[start of Data section]
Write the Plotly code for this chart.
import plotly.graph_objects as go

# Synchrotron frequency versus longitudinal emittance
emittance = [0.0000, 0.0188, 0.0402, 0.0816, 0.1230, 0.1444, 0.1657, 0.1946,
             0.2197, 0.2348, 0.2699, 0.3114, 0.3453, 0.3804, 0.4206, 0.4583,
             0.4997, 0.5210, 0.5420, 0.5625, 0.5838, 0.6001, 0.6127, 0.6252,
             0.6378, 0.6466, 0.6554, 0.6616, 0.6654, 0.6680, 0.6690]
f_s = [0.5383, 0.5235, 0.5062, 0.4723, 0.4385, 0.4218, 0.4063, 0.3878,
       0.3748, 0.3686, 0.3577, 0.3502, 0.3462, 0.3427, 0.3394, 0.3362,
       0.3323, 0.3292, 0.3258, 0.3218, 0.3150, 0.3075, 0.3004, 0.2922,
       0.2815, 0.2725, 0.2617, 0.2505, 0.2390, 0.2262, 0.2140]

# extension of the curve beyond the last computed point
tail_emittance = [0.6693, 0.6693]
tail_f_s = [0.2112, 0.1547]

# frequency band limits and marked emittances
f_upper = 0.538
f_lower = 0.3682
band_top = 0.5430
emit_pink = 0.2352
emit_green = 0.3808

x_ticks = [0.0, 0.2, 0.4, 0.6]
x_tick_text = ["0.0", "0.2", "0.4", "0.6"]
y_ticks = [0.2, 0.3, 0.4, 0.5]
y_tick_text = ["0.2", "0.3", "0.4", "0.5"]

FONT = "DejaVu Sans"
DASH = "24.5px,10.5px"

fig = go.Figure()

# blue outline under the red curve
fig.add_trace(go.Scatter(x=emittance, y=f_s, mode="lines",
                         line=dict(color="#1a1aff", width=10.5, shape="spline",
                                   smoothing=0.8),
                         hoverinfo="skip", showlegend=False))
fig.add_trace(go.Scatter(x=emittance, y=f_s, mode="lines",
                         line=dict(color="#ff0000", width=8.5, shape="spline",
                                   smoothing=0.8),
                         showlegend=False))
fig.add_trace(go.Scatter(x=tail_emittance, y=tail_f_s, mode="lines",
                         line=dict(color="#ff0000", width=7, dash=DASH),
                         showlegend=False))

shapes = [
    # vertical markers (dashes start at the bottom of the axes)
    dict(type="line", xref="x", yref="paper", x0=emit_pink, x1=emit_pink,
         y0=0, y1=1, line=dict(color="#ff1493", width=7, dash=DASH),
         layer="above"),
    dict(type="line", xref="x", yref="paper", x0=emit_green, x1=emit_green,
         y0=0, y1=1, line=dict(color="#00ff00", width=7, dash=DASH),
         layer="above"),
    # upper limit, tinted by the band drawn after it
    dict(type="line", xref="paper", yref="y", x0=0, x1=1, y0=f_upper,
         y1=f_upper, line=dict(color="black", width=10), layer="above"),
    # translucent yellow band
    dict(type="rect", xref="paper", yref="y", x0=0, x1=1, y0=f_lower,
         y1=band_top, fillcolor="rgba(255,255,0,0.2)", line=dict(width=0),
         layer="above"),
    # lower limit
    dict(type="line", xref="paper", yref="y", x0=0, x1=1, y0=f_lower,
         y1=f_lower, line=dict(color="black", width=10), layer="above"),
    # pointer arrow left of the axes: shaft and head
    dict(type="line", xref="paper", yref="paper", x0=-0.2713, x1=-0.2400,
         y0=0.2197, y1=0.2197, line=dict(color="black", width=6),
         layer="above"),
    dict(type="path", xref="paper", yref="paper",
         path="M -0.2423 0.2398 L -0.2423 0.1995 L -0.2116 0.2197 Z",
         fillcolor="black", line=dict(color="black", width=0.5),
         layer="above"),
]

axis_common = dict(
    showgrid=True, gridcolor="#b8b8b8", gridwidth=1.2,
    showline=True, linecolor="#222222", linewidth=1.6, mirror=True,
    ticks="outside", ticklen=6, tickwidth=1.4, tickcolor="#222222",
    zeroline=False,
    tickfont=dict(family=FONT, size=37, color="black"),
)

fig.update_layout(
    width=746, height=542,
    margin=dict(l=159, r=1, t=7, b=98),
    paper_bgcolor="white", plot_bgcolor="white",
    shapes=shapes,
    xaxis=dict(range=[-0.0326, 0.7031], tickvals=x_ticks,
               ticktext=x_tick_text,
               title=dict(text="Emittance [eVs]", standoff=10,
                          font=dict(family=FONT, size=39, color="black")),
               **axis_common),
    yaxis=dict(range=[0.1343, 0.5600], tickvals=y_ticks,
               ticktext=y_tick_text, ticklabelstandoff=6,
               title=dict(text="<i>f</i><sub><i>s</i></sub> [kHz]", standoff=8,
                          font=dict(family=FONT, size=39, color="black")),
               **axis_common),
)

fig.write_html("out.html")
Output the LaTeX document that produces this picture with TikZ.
[end of Data section]
--- Given instruction ---
Exactly as they appear, please write out the lines from the opening of the listing above down to the line containing "import plotly.graph_objects as go", with both end lines included.

--- Exercise output ---
Write the Plotly code for this chart.
import plotly.graph_objects as go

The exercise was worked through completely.